Available data =
..............................

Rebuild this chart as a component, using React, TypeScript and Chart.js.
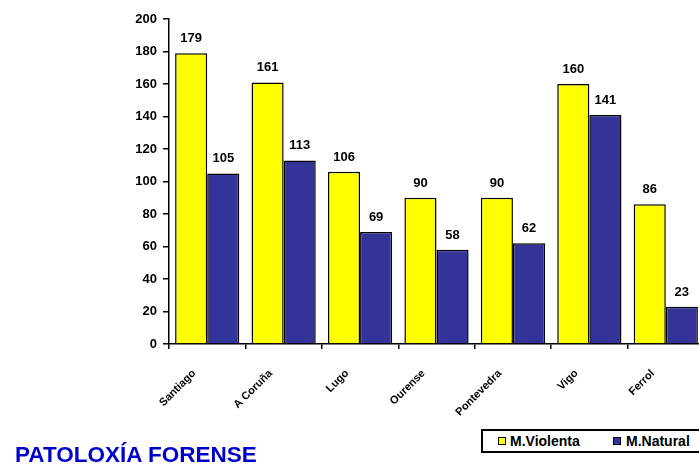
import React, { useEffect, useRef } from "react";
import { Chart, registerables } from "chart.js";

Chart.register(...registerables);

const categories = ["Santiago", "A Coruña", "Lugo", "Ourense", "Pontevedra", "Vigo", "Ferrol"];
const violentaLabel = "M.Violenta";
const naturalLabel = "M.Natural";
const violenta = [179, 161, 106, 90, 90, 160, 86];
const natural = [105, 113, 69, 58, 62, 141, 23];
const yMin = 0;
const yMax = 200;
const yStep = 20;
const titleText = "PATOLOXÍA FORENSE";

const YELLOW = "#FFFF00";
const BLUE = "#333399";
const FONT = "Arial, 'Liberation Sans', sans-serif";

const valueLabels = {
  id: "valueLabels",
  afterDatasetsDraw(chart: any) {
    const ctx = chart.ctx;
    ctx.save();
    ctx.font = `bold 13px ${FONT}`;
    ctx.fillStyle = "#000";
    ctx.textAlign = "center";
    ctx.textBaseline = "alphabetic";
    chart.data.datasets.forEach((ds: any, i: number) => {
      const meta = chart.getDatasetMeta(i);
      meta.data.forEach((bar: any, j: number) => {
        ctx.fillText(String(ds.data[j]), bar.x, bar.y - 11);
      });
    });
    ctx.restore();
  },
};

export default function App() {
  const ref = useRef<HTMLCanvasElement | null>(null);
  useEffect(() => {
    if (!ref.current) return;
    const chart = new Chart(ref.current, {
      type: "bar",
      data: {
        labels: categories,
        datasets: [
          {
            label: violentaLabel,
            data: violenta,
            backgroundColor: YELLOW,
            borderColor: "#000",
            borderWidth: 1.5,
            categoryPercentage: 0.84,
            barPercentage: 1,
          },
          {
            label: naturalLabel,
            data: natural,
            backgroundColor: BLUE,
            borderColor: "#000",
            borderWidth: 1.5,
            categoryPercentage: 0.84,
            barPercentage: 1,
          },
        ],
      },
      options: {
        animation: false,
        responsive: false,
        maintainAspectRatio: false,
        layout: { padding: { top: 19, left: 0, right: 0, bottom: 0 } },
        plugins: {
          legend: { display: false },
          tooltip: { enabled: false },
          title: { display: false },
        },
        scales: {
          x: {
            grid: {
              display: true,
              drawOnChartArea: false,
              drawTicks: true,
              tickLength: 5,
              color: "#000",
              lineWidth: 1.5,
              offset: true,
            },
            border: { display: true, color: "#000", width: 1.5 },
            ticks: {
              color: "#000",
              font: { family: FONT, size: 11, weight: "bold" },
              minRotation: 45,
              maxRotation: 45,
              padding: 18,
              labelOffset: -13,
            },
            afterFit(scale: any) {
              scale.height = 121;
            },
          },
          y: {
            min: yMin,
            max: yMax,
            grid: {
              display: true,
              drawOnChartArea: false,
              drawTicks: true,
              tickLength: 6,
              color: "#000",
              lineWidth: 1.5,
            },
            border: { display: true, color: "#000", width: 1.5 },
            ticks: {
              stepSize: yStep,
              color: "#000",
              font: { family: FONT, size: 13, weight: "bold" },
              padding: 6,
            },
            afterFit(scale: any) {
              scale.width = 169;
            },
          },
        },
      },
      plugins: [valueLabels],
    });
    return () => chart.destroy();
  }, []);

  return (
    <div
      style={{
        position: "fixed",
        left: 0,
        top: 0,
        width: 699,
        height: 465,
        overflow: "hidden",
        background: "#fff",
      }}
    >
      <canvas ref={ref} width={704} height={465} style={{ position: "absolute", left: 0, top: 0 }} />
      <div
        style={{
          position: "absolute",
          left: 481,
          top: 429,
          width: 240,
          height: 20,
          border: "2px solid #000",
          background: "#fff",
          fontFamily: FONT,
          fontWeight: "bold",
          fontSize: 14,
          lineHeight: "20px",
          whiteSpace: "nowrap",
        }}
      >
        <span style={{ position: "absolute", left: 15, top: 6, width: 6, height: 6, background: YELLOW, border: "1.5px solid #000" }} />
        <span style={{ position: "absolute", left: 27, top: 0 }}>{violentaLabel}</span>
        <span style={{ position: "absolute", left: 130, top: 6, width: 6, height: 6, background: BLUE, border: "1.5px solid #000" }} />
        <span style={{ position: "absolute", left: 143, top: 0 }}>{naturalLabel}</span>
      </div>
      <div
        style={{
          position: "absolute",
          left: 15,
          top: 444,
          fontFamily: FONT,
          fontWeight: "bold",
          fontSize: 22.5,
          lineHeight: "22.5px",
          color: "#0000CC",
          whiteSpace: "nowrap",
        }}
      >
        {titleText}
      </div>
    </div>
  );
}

..............................

The request = Write out the whole listing exactly, and drop the pictures.

Reply =
Rebuild this chart as a component, using React, TypeScript and Chart.js.
import React, { useEffect, useRef } from "react";
import { Chart, registerables } from "chart.js";

Chart.register(...registerables);

const categories = ["Santiago", "A Coruña", "Lugo", "Ourense", "Pontevedra", "Vigo", "Ferrol"];
const violentaLabel = "M.Violenta";
const naturalLabel = "M.Natural";
const violenta = [179, 161, 106, 90, 90, 160, 86];
const natural = [105, 113, 69, 58, 62, 141, 23];
const yMin = 0;
const yMax = 200;
const yStep = 20;
const titleText = "PATOLOXÍA FORENSE";

const YELLOW = "#FFFF00";
const BLUE = "#333399";
const FONT = "Arial, 'Liberation Sans', sans-serif";

const valueLabels = {
  id: "valueLabels",
  afterDatasetsDraw(chart: any) {
    const ctx = chart.ctx;
    ctx.save();
    ctx.font = `bold 13px ${FONT}`;
    ctx.fillStyle = "#000";
    ctx.textAlign = "center";
    ctx.textBaseline = "alphabetic";
    chart.data.datasets.forEach((ds: any, i: number) => {
      const meta = chart.getDatasetMeta(i);
      meta.data.forEach((bar: any, j: number) => {
        ctx.fillText(String(ds.data[j]), bar.x, bar.y - 11);
      });
    });
    ctx.restore();
  },
};

export default function App() {
  const ref = useRef<HTMLCanvasElement | null>(null);
  useEffect(() => {
    if (!ref.current) return;
    const chart = new Chart(ref.current, {
      type: "bar",
      data: {
        labels: categories,
        datasets: [
          {
            label: violentaLabel,
            data: violenta,
            backgroundColor: YELLOW,
            borderColor: "#000",
            borderWidth: 1.5,
            categoryPercentage: 0.84,
            barPercentage: 1,
          },
          {
            label: naturalLabel,
            data: natural,
            backgroundColor: BLUE,
            borderColor: "#000",
            borderWidth: 1.5,
            categoryPercentage: 0.84,
            barPercentage: 1,
          },
        ],
      },
      options: {
        animation: false,
        responsive: false,
        maintainAspectRatio: false,
        layout: { padding: { top: 19, left: 0, right: 0, bottom: 0 } },
        plugins: {
          legend: { display: false },
          tooltip: { enabled: false },
          title: { display: false },
        },
        scales: {
          x: {
            grid: {
              display: true,
              drawOnChartArea: false,
              drawTicks: true,
              tickLength: 5,
              color: "#000",
              lineWidth: 1.5,
              offset: true,
            },
            border: { display: true, color: "#000", width: 1.5 },
            ticks: {
              color: "#000",
              font: { family: FONT, size: 11, weight: "bold" },
              minRotation: 45,
              maxRotation: 45,
              padding: 18,
              labelOffset: -13,
            },
            afterFit(scale: any) {
              scale.height = 121;
            },
          },
          y: {
            min: yMin,
            max: yMax,
            grid: {
              display: true,
              drawOnChartArea: false,
              drawTicks: true,
              tickLength: 6,
              color: "#000",
              lineWidth: 1.5,
            },
            border: { display: true, color: "#000", width: 1.5 },
            ticks: {
              stepSize: yStep,
              color: "#000",
              font: { family: FONT, size: 13, weight: "bold" },
              padding: 6,
            },
            afterFit(scale: any) {
              scale.width = 169;
            },
          },
        },
      },
      plugins: [valueLabels],
    });
    return () => chart.destroy();
  }, []);

  return (
    <div
      style={{
        position: "fixed",
        left: 0,
        top: 0,
        width: 699,
        height: 465,
        overflow: "hidden",
        background: "#fff",
      }}
    >
      <canvas ref={ref} width={704} height={465} style={{ position: "absolute", left: 0, top: 0 }} />
      <div
        style={{
          position: "absolute",
          left: 481,
          top: 429,
          width: 240,
          height: 20,
          border: "2px solid #000",
          background: "#fff",
          fontFamily: FONT,
          fontWeight: "bold",
          fontSize: 14,
          lineHeight: "20px",
          whiteSpace: "nowrap",
        }}
      >
        <span style={{ position: "absolute", left: 15, top: 6, width: 6, height: 6, background: YELLOW, border: "1.5px solid #000" }} />
        <span style={{ position: "absolute", left: 27, top: 0 }}>{violentaLabel}</span>
        <span style={{ position: "absolute", left: 130, top: 6, width: 6, height: 6, background: BLUE, border: "1.5px solid #000" }} />
        <span style={{ position: "absolute", left: 143, top: 0 }}>{naturalLabel}</span>
      </div>
      <div
        style={{
          position: "absolute",
          left: 15,
          top: 444,
          fontFamily: FONT,
          fontWeight: "bold",
          fontSize: 22.5,
          lineHeight: "22.5px",
          color: "#0000CC",
          whiteSpace: "nowrap",
        }}
      >
        {titleText}
      </div>
    </div>
  );
}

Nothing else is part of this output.